7. Reduce the IRC 6694(b) penalty by the amount of the IRC 6694(a) penalty if both the IRC 6694(a) and (b) penalties are asserted against the preparer on the same return or claim.

8. Because the IRC 6694(b) penalty involves willfulness, there is no statutory period for assessment of this penalty. On tax return preparer penalties asserted under section 6694(a) and 6695, the three year statute of limitations for assessment begins to run on the statutory due date of the return or, if filed late, the filing date of the return. The statute of limitations on assessment for the section 6694(a) and 6695 penalties may be extended using a Form 872-D, Consent to Extend the Time on Assessment of Tax Return Preparer Penalty. IRC 6696(d) addresses periods of limitation.

9. Refer to IRM 20.1.6.4, IRC 6694 Understatement of Taxpayer’s Liability by Tax Return Preparer, for additional information.
10. These penalties are generally processed under the pre-assessment penalty procedures.

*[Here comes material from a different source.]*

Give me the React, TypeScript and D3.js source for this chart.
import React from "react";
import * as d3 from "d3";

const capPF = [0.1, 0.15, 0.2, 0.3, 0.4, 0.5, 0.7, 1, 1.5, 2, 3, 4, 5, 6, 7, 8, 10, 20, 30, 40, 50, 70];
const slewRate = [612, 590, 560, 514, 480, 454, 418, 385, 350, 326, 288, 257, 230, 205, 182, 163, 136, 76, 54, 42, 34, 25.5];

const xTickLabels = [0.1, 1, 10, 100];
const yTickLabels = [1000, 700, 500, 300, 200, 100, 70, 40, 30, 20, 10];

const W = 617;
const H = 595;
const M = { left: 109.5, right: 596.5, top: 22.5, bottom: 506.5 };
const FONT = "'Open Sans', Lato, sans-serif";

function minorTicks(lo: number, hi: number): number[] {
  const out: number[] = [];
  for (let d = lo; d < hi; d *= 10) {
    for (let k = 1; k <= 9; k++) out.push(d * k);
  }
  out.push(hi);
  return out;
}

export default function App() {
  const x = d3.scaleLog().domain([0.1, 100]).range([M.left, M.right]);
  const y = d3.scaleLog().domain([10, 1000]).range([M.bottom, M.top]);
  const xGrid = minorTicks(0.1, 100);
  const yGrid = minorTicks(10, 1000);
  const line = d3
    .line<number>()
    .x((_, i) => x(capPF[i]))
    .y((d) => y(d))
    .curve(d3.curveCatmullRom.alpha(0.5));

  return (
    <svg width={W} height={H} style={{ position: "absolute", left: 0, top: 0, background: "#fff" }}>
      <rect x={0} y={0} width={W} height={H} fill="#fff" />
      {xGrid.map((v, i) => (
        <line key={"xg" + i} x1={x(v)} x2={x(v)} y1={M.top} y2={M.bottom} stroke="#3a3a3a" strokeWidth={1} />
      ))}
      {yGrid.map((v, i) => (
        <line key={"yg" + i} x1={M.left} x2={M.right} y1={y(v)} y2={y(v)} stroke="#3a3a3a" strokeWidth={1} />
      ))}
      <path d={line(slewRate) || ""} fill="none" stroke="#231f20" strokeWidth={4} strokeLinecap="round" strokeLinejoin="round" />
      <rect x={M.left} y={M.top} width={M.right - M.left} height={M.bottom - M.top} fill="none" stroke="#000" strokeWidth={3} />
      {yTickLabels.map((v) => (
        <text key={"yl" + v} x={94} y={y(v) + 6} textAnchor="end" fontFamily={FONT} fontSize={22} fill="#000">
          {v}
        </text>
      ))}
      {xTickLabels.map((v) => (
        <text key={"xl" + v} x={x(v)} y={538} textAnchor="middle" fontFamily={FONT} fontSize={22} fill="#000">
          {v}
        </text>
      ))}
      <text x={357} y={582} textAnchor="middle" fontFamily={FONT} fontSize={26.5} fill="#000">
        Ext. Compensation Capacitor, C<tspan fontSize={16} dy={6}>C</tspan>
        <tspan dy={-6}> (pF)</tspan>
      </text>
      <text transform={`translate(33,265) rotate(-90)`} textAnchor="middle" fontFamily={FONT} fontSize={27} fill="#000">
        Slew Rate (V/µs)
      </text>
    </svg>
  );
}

Preparer Penalties Under IRC Section 6695

1. The return preparer penalties under IRC 6695 are assessed against preparers who:

A. Fail to provide the taxpayer with a copy of the return, $50 per failure, up to a maximum of $25,000 for each calendar year; per IRC 6695(a),

B. Fail to sign the return, $50 per failure, up to a maximum of $25,000 for each calendar year, per IRC 6695(b),

C. Fail to provide an identifying number, $50 per failure, up to a maximum of $25,000 for each calendar year; per IRC 6695(c),

D. Fail to retain a copy of the return or a list of returns prepared, $50 per failure, up to a maximum of $25,000 for each return period, per IRC 6695(d),

E. Fail to file a tax return preparer information return or set forth an item in the return as required under IRC 6060, $50 for each failure, up to a maximum of $25,000 for each return period, per IRC 6695(e),

F. Negotiate a refund check or misappropriate a refund via electronic means, $500 per failure per IRC 6695(f), or

G. Fail to be diligent in determining eligibility for the Earned Income Tax Credit, $500 per failure per IRC 6695(g).
2.

3. These penalties are generally processed under the pre-assessment penalty procedures.

4. Refer to IRM 20.1.6.5, IRC 6695 Penalties That May Apply to a Tax Return Preparer, for additional information.